TASK GOAL:
Exactly repeat the material, dropping every picture from the copy.
===============
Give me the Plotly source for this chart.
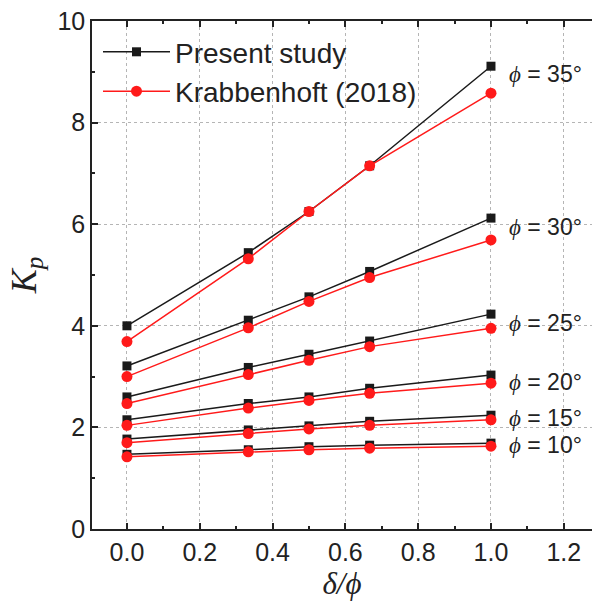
import plotly.graph_objects as go

delta_ratio = [0.0, 1/3, 0.5, 2/3, 1.0]
phi_labels = ["35", "30", "25", "20", "15", "10"]

present = {
    "35": [4.00, 5.44, 6.25, 7.15, 9.11],
    "30": [3.21, 4.11, 4.57, 5.07, 6.12],
    "25": [2.60, 3.18, 3.44, 3.70, 4.23],
    "20": [2.15, 2.47, 2.60, 2.77, 3.03],
    "15": [1.77, 1.95, 2.03, 2.12, 2.24],
    "10": [1.47, 1.56, 1.62, 1.65, 1.69],
}
krabbenhoft = {
    "35": [3.69, 5.32, 6.25, 7.15, 8.58],
    "30": [3.00, 3.96, 4.48, 4.95, 5.69],
    "25": [2.47, 3.04, 3.32, 3.59, 3.95],
    "20": [2.04, 2.38, 2.53, 2.67, 2.87],
    "15": [1.70, 1.88, 1.97, 2.04, 2.15],
    "10": [1.42, 1.52, 1.56, 1.59, 1.63],
}
label_y = {"35": 8.95, "30": 5.95, "25": 4.05, "20": 2.9, "15": 2.18, "10": 1.65}

x_ticks = [0.0, 0.2, 0.4, 0.6, 0.8, 1.0, 1.2]
y_ticks = [0, 2, 4, 6, 8, 10]

fig = go.Figure()
for i, p in enumerate(phi_labels):
    fig.add_trace(go.Scatter(
        x=delta_ratio, y=present[p], mode="lines+markers",
        line=dict(color="#1a1a1a", width=1.5),
        marker=dict(symbol="square", size=9, color="#1a1a1a"),
        name="Present study", legendgroup="a", showlegend=(i == 0)))
for i, p in enumerate(phi_labels):
    fig.add_trace(go.Scatter(
        x=delta_ratio, y=krabbenhoft[p], mode="lines+markers",
        line=dict(color="#ff1a1a", width=1.5),
        marker=dict(symbol="circle", size=11, color="#ff1a1a"),
        name="Krabbenhoft (2018)", legendgroup="b", showlegend=(i == 0)))

for p in phi_labels:
    fig.add_annotation(
        x=1.045, y=label_y[p], xref="x", yref="y", xanchor="left", yanchor="middle",
        text=f"<span style='font-family:Liberation Serif'><i>ϕ</i></span> = {p}°",
        showarrow=False, font=dict(family="Liberation Sans, Arial", size=23, color="#222"))

axis_common = dict(
    showline=True, linecolor="#222", linewidth=1.5, ticks="inside", ticklen=6,
    tickwidth=1.5, tickcolor="#222", showgrid=True, gridcolor="#b5b5b5",
    griddash="3px,3px", gridwidth=1, zeroline=False,
    tickfont=dict(family="Liberation Sans, Arial", size=25, color="#222"),
)

fig.update_xaxes(
    **axis_common, range=[-0.096, 1.2775], tickvals=x_ticks,
    ticktext=[f"{v:.1f}" for v in x_ticks], mirror="ticks",
    minor=dict(ticks="inside", ticklen=3, tickwidth=1.5, tickcolor="#222", dtick=0.1, showgrid=False),
    title=dict(text="<i>δ/ϕ</i>", font=dict(family="Liberation Serif", size=31, color="#222"), standoff=4),
)
fig.update_yaxes(
    **axis_common, range=[0, 10], tickvals=y_ticks, ticktext=[str(v) for v in y_ticks],
    mirror=False,
    minor=dict(ticks="inside", ticklen=3, tickwidth=1.5, tickcolor="#222", dtick=1, showgrid=False),
    title=dict(text="<i>K<sub>p</sub></i>", font=dict(family="Liberation Serif", size=36, color="#222"), standoff=10),
)

fig.update_layout(
    width=592, height=606,
    margin=dict(l=92, r=0, t=21, b=77),
    plot_bgcolor="white", paper_bgcolor="white",
    showlegend=True,
    legend=dict(x=0.012, y=0.988, xanchor="left", yanchor="top", bgcolor="rgba(0,0,0,0)",
                font=dict(family="Liberation Sans, Arial", size=28, color="#222"),
                itemwidth=67, tracegroupgap=0),
)

fig.write_html("out.html")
===============
COMPLETE OUTPUT:
Give me the Plotly source for this chart.
import plotly.graph_objects as go

delta_ratio = [0.0, 1/3, 0.5, 2/3, 1.0]
phi_labels = ["35", "30", "25", "20", "15", "10"]

present = {
    "35": [4.00, 5.44, 6.25, 7.15, 9.11],
    "30": [3.21, 4.11, 4.57, 5.07, 6.12],
    "25": [2.60, 3.18, 3.44, 3.70, 4.23],
    "20": [2.15, 2.47, 2.60, 2.77, 3.03],
    "15": [1.77, 1.95, 2.03, 2.12, 2.24],
    "10": [1.47, 1.56, 1.62, 1.65, 1.69],
}
krabbenhoft = {
    "35": [3.69, 5.32, 6.25, 7.15, 8.58],
    "30": [3.00, 3.96, 4.48, 4.95, 5.69],
    "25": [2.47, 3.04, 3.32, 3.59, 3.95],
    "20": [2.04, 2.38, 2.53, 2.67, 2.87],
    "15": [1.70, 1.88, 1.97, 2.04, 2.15],
    "10": [1.42, 1.52, 1.56, 1.59, 1.63],
}
label_y = {"35": 8.95, "30": 5.95, "25": 4.05, "20": 2.9, "15": 2.18, "10": 1.65}

x_ticks = [0.0, 0.2, 0.4, 0.6, 0.8, 1.0, 1.2]
y_ticks = [0, 2, 4, 6, 8, 10]

fig = go.Figure()
for i, p in enumerate(phi_labels):
    fig.add_trace(go.Scatter(
        x=delta_ratio, y=present[p], mode="lines+markers",
        line=dict(color="#1a1a1a", width=1.5),
        marker=dict(symbol="square", size=9, color="#1a1a1a"),
        name="Present study", legendgroup="a", showlegend=(i == 0)))
for i, p in enumerate(phi_labels):
    fig.add_trace(go.Scatter(
        x=delta_ratio, y=krabbenhoft[p], mode="lines+markers",
        line=dict(color="#ff1a1a", width=1.5),
        marker=dict(symbol="circle", size=11, color="#ff1a1a"),
        name="Krabbenhoft (2018)", legendgroup="b", showlegend=(i == 0)))

for p in phi_labels:
    fig.add_annotation(
        x=1.045, y=label_y[p], xref="x", yref="y", xanchor="left", yanchor="middle",
        text=f"<span style='font-family:Liberation Serif'><i>ϕ</i></span> = {p}°",
        showarrow=False, font=dict(family="Liberation Sans, Arial", size=23, color="#222"))

axis_common = dict(
    showline=True, linecolor="#222", linewidth=1.5, ticks="inside", ticklen=6,
    tickwidth=1.5, tickcolor="#222", showgrid=True, gridcolor="#b5b5b5",
    griddash="3px,3px", gridwidth=1, zeroline=False,
    tickfont=dict(family="Liberation Sans, Arial", size=25, color="#222"),
)

fig.update_xaxes(
    **axis_common, range=[-0.096, 1.2775], tickvals=x_ticks,
    ticktext=[f"{v:.1f}" for v in x_ticks], mirror="ticks",
    minor=dict(ticks="inside", ticklen=3, tickwidth=1.5, tickcolor="#222", dtick=0.1, showgrid=False),
    title=dict(text="<i>δ/ϕ</i>", font=dict(family="Liberation Serif", size=31, color="#222"), standoff=4),
)
fig.update_yaxes(
    **axis_common, range=[0, 10], tickvals=y_ticks, ticktext=[str(v) for v in y_ticks],
    mirror=False,
    minor=dict(ticks="inside", ticklen=3, tickwidth=1.5, tickcolor="#222", dtick=1, showgrid=False),
    title=dict(text="<i>K<sub>p</sub></i>", font=dict(family="Liberation Serif", size=36, color="#222"), standoff=10),
)

fig.update_layout(
    width=592, height=606,
    margin=dict(l=92, r=0, t=21, b=77),
    plot_bgcolor="white", paper_bgcolor="white",
    showlegend=True,
    legend=dict(x=0.012, y=0.988, xanchor="left", yanchor="top", bgcolor="rgba(0,0,0,0)",
                font=dict(family="Liberation Sans, Arial", size=28, color="#222"),
                itemwidth=67, tracegroupgap=0),
)

fig.write_html("out.html")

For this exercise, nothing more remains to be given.